# What is required
Gather the lines below that include the string "picture", copying each in full.
########
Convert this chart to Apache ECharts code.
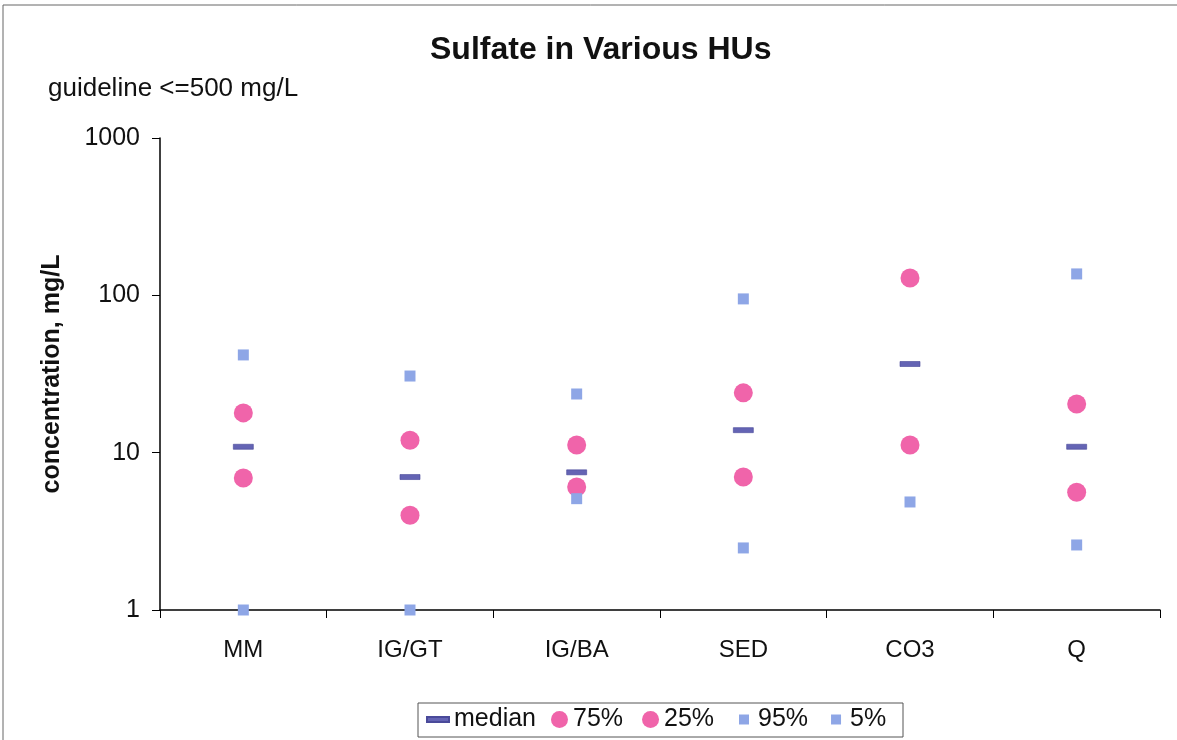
<!DOCTYPE html>
<html>
<head>
<meta charset="utf-8">
<script src="https://cdn.jsdelivr.net/npm/echarts@6/dist/echarts.min.js"></script>
<style>
html,body{margin:0;padding:0;background:#fff;}
#chart{width:1177px;height:740px;}
</style>
</head>
<body>
<div id="chart"></div>
<script>
const categories = ['MM', 'IG/GT', 'IG/BA', 'SED', 'CO3', 'Q'];
const median = [10.9, 7.0, 7.5, 13.9, 36.6, 10.9];
const p75 = [17.9, 12.0, 11.2, 24.0, 129, 20.4];
const p25 = [6.9, 4.0, 6.05, 7.0, 11.2, 5.6];
const p95 = [41.8, 30.7, 23.6, 94.9, null, 136.8];
const p5 = [1.0, 1.0, 5.1, 2.48, 4.86, 2.59];
const yTicks = [1, 10, 100, 1000];

const chart = echarts.init(document.getElementById('chart'));
const FONT = 'Liberation Sans, Arial, sans-serif';
const pink = '#F064AA';
const blue = '#8EA6E6';
const medColor = '#6464B4';
const legendText = {fontFamily: FONT, fontSize: 25, color: '#111'};

function series(name, data, symbol, size, color, z, border) {
  return {
    name: name, type: 'scatter', data: data, symbol: symbol, symbolSize: size, z: z,
    itemStyle: Object.assign({color: color, opacity: 1}, border || {}),
    emphasis: {disabled: true}
  };
}

chart.setOption({
  animation: false,
  backgroundColor: '#fff',
  title: {
    text: 'Sulfate in Various HUs', left: 425, top: 29,
    textStyle: {fontFamily: FONT, fontSize: 32, fontWeight: 'bold', color: '#111'}
  },
  graphic: [
    {type: 'text', left: 48, top: 76, style: {text: 'guideline <=500 mg/L', fontFamily: FONT, fontSize: 26, fill: '#111'}},
    {type: 'rect', shape: {x: 3, y: 5, width: 1190, height: 760}, style: {fill: 'none', stroke: '#666', lineWidth: 1}, silent: true},
    {type: 'rect', shape: {x: 418, y: 703, width: 485, height: 34}, style: {fill: 'none', stroke: '#555', lineWidth: 1}, silent: true}
  ],
  legend: [
    {left: 426, top: 707, padding: 0, itemWidth: 22, itemHeight: 5, itemGap: 10,
      textStyle: legendText, data: [{name: 'median', icon: 'rect'}]},
    {left: 551, top: 707, padding: 0, itemWidth: 17, itemHeight: 17, itemGap: 19,
      textStyle: legendText, data: [{name: '75%', icon: 'circle'}, {name: '25%', icon: 'circle'}]},
    {left: 739, top: 707, padding: 0, itemWidth: 10, itemHeight: 10, itemGap: 23,
      textStyle: Object.assign({}, legendText, {padding: [0, 0, 0, 4]}), data: [{name: '95%', icon: 'rect'}, {name: '5%', icon: 'rect'}]}
  ],
  grid: {left: 160, right: 17, top: 138, bottom: 130},
  xAxis: {
    type: 'category', data: categories, boundaryGap: true,
    axisLine: {lineStyle: {color: '#000', width: 1.5}},
    axisTick: {show: true, length: 8, inside: false, lineStyle: {color: '#000'}},
    axisLabel: {fontFamily: FONT, fontSize: 24, color: '#111', margin: 28},
    splitLine: {show: false}
  },
  yAxis: {
    type: 'log', logBase: 10, min: 1, max: 1000,
    name: 'concentration, mg/L', nameLocation: 'middle', nameGap: 95,
    nameTextStyle: {fontFamily: FONT, fontSize: 25, fontWeight: 'bold', color: '#111'},
    axisLine: {show: true, lineStyle: {color: '#000', width: 1.5}},
    axisTick: {show: true, length: 8, lineStyle: {color: '#000'}},
    axisLabel: {fontFamily: FONT, fontSize: 25, color: '#111', margin: 20,
      formatter: function (v) { return yTicks.indexOf(Math.round(v)) >= 0 ? String(Math.round(v)) : ''; }},
    splitLine: {show: false}
  },
  series: [
    series('median', median, 'rect', [20, 5], medColor, 2, {borderColor: '#4A4A9A', borderWidth: 0.5}),
    series('75%', p75, 'circle', 19, pink, 3),
    series('25%', p25, 'circle', 19, pink, 3),
    series('95%', p95, 'rect', 11, blue, 4),
    series('5%', p5, 'rect', 11, blue, 4)
  ]
});
</script>
</body>
</html>
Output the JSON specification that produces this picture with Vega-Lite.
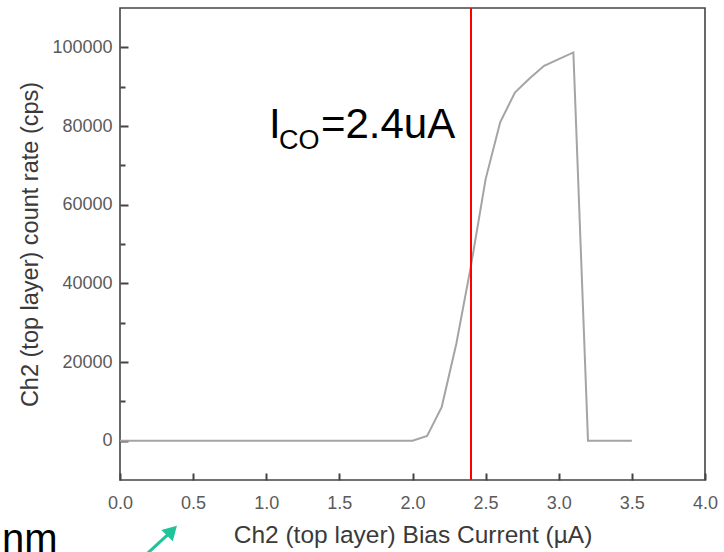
{
  "$schema": "https://vega.github.io/schema/vega-lite/v6.json",
  "width": 585,
  "height": 472,
  "autosize": {"type": "none"},
  "padding": {"left": 120, "top": 8, "right": 19, "bottom": 72},
  "background": "white",
  "config": {
    "view": {"stroke": "#444", "strokeWidth": 1.6},
    "font": "Liberation Sans"
  },
  "datasets": {
    "curve": [
      {"x": 0.0, "y": 0}, {"x": 0.1, "y": 0}, {"x": 0.2, "y": 0}, {"x": 0.3, "y": 0},
      {"x": 0.4, "y": 0}, {"x": 0.5, "y": 0}, {"x": 0.6, "y": 0}, {"x": 0.7, "y": 0},
      {"x": 0.8, "y": 0}, {"x": 0.9, "y": 0}, {"x": 1.0, "y": 0}, {"x": 1.1, "y": 0},
      {"x": 1.2, "y": 0}, {"x": 1.3, "y": 0}, {"x": 1.4, "y": 0}, {"x": 1.5, "y": 0},
      {"x": 1.6, "y": 0}, {"x": 1.7, "y": 0}, {"x": 1.8, "y": 0}, {"x": 1.9, "y": 0},
      {"x": 2.0, "y": 0}, {"x": 2.1, "y": 1200}, {"x": 2.2, "y": 8600},
      {"x": 2.3, "y": 24700}, {"x": 2.4, "y": 44500}, {"x": 2.5, "y": 66500},
      {"x": 2.6, "y": 81000}, {"x": 2.7, "y": 88500}, {"x": 2.8, "y": 92100},
      {"x": 2.9, "y": 95300}, {"x": 3.0, "y": 97000}, {"x": 3.1, "y": 98700},
      {"x": 3.2, "y": 0}, {"x": 3.3, "y": 0}, {"x": 3.4, "y": 0}, {"x": 3.5, "y": 0}
    ],
    "cutoff": [{"x": 2.4}],
    "annotBig": [
      {"x": 1.019, "y": 76960, "t": "I"},
      {"x": 1.374, "y": 76960, "t": "=2.4uA"}
    ],
    "annotSub": [
      {"x": 1.087, "y": 74180, "t": "CO"}
    ],
    "nm": [{"x": -0.807, "y": -28220, "t": "nm"}],
    "arrow": [
      {"x": 0.1778, "y": -28983},
      {"x": 0.3419, "y": -23390}
    ],
    "head": [{"x": 0.3556, "y": -22881}]
  },
  "layer": [
    {
      "data": {"name": "curve"},
      "mark": {"type": "line", "color": "#a4a4a4", "strokeWidth": 2},
      "encoding": {
        "x": {
          "field": "x", "type": "quantitative",
          "scale": {"domain": [0, 4], "nice": false, "zero": false},
          "axis": {
            "orient": "bottom",
            "offset": -7,
            "domain": false,
            "title": "Ch2 (top layer) Bias Current (\u00b5A)",
            "values": [0, 0.25, 0.5, 0.75, 1, 1.25, 1.5, 1.75, 2, 2.25, 2.5, 2.75, 3, 3.25, 3.5, 3.75, 4],
            "labelExpr": "datum.value % 0.5 === 0 ? format(datum.value, '.1f') : ''",
            "labelFlush": false,
            "labelOverlap": false,
            "labelFontSize": 18,
            "labelColor": "#5a5a5a",
            "labelPadding": 14,
            "tickSize": 7,
            "tickDash": {"condition": {"test": "datum.value % 0.5 !== 0", "value": [0, 4, 3, 50]}, "value": [8, 0]},
            "tickColor": "#444",
            "tickWidth": 2,
            "grid": false,
            "titleFontSize": 24.5,
            "titleFontWeight": "normal",
            "titleColor": "#3a3a3a",
            "titlePadding": 11
          }
        },
        "y": {
          "field": "y", "type": "quantitative",
          "scale": {"domain": [-10000, 110000], "nice": false, "zero": false},
          "axis": {
            "orient": "left",
            "offset": -8,
            "domain": false,
            "title": "Ch2 (top layer) count rate (cps)",
            "values": [0, 10000, 20000, 30000, 40000, 50000, 60000, 70000, 80000, 90000, 100000],
            "labelExpr": "datum.value % 20000 === 0 ? format(datum.value, 'd') : ''",
            "labelFlush": false,
            "labelOverlap": false,
            "labelFontSize": 18,
            "labelColor": "#5a5a5a",
            "labelPadding": 8,
            "tickSize": 8,
            "tickDash": {"condition": {"test": "datum.value % 20000 !== 0", "value": [0, 3, 5, 50]}, "value": [8, 0]},
            "tickColor": "#444",
            "tickWidth": 2,
            "grid": false,
            "titleFontSize": 23.5,
            "titleFontWeight": "normal",
            "titleColor": "#3a3a3a",
            "titlePadding": 9
          }
        }
      }
    },
    {
      "data": {"name": "cutoff"},
      "mark": {"type": "rule", "color": "#ff0000", "strokeWidth": 2},
      "encoding": {
        "x": {"field": "x", "type": "quantitative"}
      }
    },
    {
      "data": {"name": "annotBig"},
      "mark": {"type": "text", "align": "left", "baseline": "alphabetic", "fontSize": 42, "color": "#000000", "font": "Liberation Sans"},
      "encoding": {
        "x": {"field": "x", "type": "quantitative"},
        "y": {"field": "y", "type": "quantitative"},
        "text": {"field": "t"}
      }
    },
    {
      "data": {"name": "annotSub"},
      "mark": {"type": "text", "align": "left", "baseline": "alphabetic", "fontSize": 27, "color": "#000000", "font": "Liberation Sans"},
      "encoding": {
        "x": {"field": "x", "type": "quantitative"},
        "y": {"field": "y", "type": "quantitative"},
        "text": {"field": "t"}
      }
    },
    {
      "data": {"name": "nm"},
      "mark": {"type": "text", "align": "left", "baseline": "alphabetic", "fontSize": 40, "color": "#000000", "font": "Liberation Sans"},
      "encoding": {
        "x": {"field": "x", "type": "quantitative"},
        "y": {"field": "y", "type": "quantitative"},
        "text": {"field": "t"}
      }
    },
    {
      "data": {"name": "arrow"},
      "mark": {"type": "line", "color": "#1fc49a", "strokeWidth": 3},
      "encoding": {
        "x": {"field": "x", "type": "quantitative"},
        "y": {"field": "y", "type": "quantitative"}
      }
    },
    {
      "data": {"name": "head"},
      "mark": {"type": "point", "shape": "triangle-up", "filled": true, "color": "#1fc49a", "opacity": 1, "size": 260, "angle": 45},
      "encoding": {
        "x": {"field": "x", "type": "quantitative"},
        "y": {"field": "y", "type": "quantitative"}
      }
    }
  ]
}
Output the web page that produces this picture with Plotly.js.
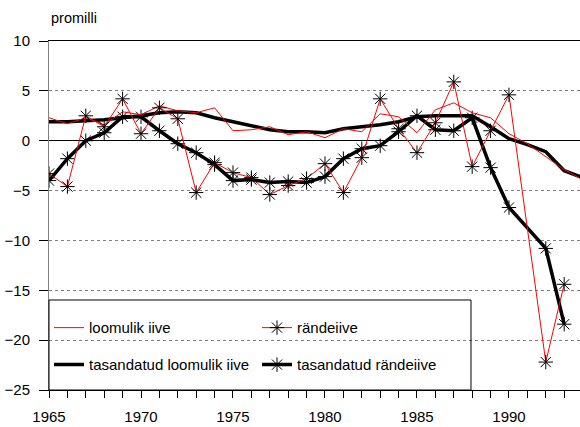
<!DOCTYPE html>
<html>
<head>
<meta charset="utf-8">
<script src="https://cdn.plot.ly/plotly-3.0.1.min.js"></script>
<style>html,body{margin:0;padding:0;background:#fff;}#chart{width:580px;height:427px;}</style>
</head>
<body>
<div id="chart"></div>
<script>
// Years for natural increase series
var yearsNat = [1965,1966,1967,1968,1969,1970,1971,1972,1973,1974,1975,1976,1977,1978,1979,1980,1981,1982,1983,1984,1985,1986,1987,1988,1989,1990,1991,1992,1993,1994];
var loomulikIive = [2.3,1.7,2.3,1.6,2.9,2.6,3.5,3.0,2.8,3.3,1.0,1.1,1.4,0.6,0.9,0.3,1.2,0.9,2.7,2.4,0.8,3.1,3.8,2.8,2.3,0.7,-0.3,-1.6,-2.9,-3.9];
var tasLoomulikIive = [1.9,1.9,2.0,2.1,2.3,2.5,2.8,2.9,2.8,2.3,1.9,1.5,1.1,0.9,0.9,0.8,1.2,1.4,1.6,1.9,2.4,2.5,2.5,2.5,1.4,0.2,-0.4,-1.1,-3.0,-3.7];
// Years for migration series (no 1991 value)
var yearsMig = [1965,1966,1967,1968,1969,1970,1971,1972,1973,1974,1975,1976,1977,1978,1979,1980,1981,1982,1983,1984,1985,1986,1987,1988,1989,1990,1992,1993];
var randeiive = [-3.3,-4.6,2.5,1.4,4.2,0.7,3.3,2.2,-5.2,-2.2,-3.2,-3.7,-5.4,-4.5,-3.8,-2.3,-5.2,-1.7,4.2,1.2,-1.2,1.8,5.9,-2.6,1.0,4.6,-22.2,-14.4];
var tasRandeiive = [-4.0,-1.8,0.0,0.8,2.4,2.4,1.0,-0.3,-1.2,-2.4,-4.0,-3.9,-4.2,-4.1,-4.2,-3.6,-1.8,-0.8,-0.5,0.9,2.5,1.1,1.0,2.3,-2.7,-6.7,-10.8,-18.4];
var names = ['loomulik iive','rändeiive','tasandatud loomulik iive','tasandatud rändeiive'];
var xTickVals = [1965,1970,1975,1980,1985,1990];
var yTickVals = [-25,-20,-15,-10,-5,0,5,10];

var FONT = '"Liberation Sans", Arial, sans-serif';
var star = {symbol:'asterisk-open', size:12, color:'#000', line:{color:'#000', width:1}};

var traces = [
  {x:yearsNat, y:tasLoomulikIive, name:names[2], mode:'lines', line:{color:'#000', width:3.5}, legend:'legend2'},
  {x:yearsMig, y:tasRandeiive, name:names[3], mode:'lines+markers', line:{color:'#000', width:3.5}, marker:star, legend:'legend2'},
  {x:yearsNat, y:loomulikIive, name:names[0], mode:'lines', line:{color:'#ff0000', width:1}, legend:'legend'},
  {x:yearsMig, y:randeiive, name:names[1], mode:'lines+markers', line:{color:'#ff0000', width:1}, marker:star, legend:'legend'}
];

var legCommon = {orientation:'h', bgcolor:'rgba(0,0,0,0)', borderwidth:0, font:{family:FONT, size:15, color:'#000'},
  entrywidth:163, entrywidthmode:'pixels', xanchor:'left', yanchor:'middle', itemclick:false, itemdoubleclick:false, traceorder:'normal'};

var layout = {
  width:580, height:427,
  margin:{l:49, r:0, t:41, b:37, pad:0},
  paper_bgcolor:'#fff', plot_bgcolor:'#fff',
  font:{family:FONT, size:15, color:'#000'},
  showlegend:true,
  legend:Object.assign({}, legCommon, {x:0.0, y:0.178}),
  legend2:Object.assign({}, legCommon, {x:0.0, y:0.072}),
  xaxis:{range:[1965,1993.86], tickvals:xTickVals, ticks:'outside', ticklen:7, tickcolor:'#000', tickwidth:1,
    showline:true, linecolor:'#000', linewidth:1, mirror:true, showgrid:false, zeroline:false, ticklabelstandoff:6,
    minor:{dtick:1, tick0:1965, ticks:'outside', ticklen:7, tickcolor:'#000', showgrid:false},
    tickfont:{family:FONT, size:15, color:'#000'}, fixedrange:true},
  yaxis:{range:[-25,10], tickvals:yTickVals, ticks:'outside', ticklen:9, tickcolor:'#000', tickwidth:1,
    showline:true, linecolor:'#808080', linewidth:1, showgrid:true, gridcolor:'#808080', griddash:'dot', gridwidth:1,
    zeroline:true, zerolinecolor:'#000', zerolinewidth:1.5, ticklabelstandoff:6,
    tickfont:{family:FONT, size:15, color:'#000'}, fixedrange:true},
  shapes:[
    {type:'rect', xref:'paper', yref:'paper', x0:0, x1:0.7947, y0:0, y1:0.2579, line:{color:'#000', width:1}, fillcolor:'rgba(0,0,0,0)', layer:'above'}
  ],
  annotations:[
    {text:'promilli', xref:'paper', yref:'paper', x:0, y:1.066, xanchor:'left', yanchor:'middle', showarrow:false, font:{family:FONT, size:14.5, color:'#000'}}
  ]
};

Plotly.newPlot('chart', traces, layout, {staticPlot:true, displayModeBar:false});
</script>
</body>
</html>
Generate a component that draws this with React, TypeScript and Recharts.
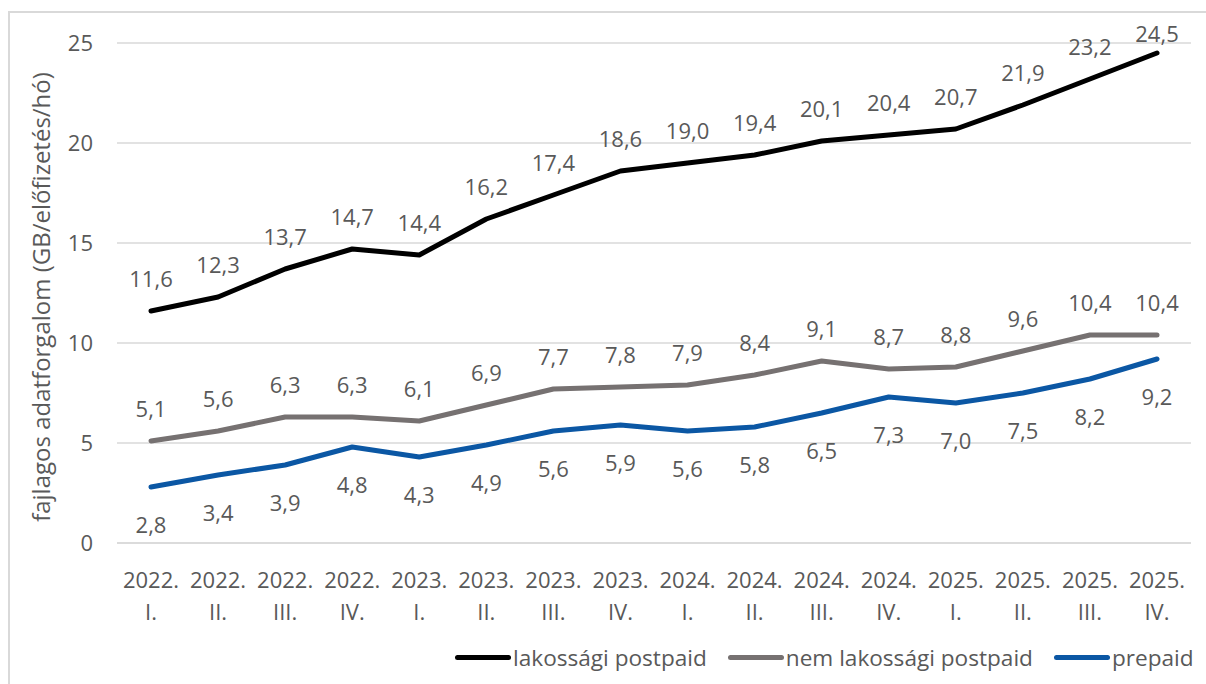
########
# Finished exercise
Output the JSON specification that produces this picture with Vega-Lite.
Output the web page that produces this picture with Plotly.js.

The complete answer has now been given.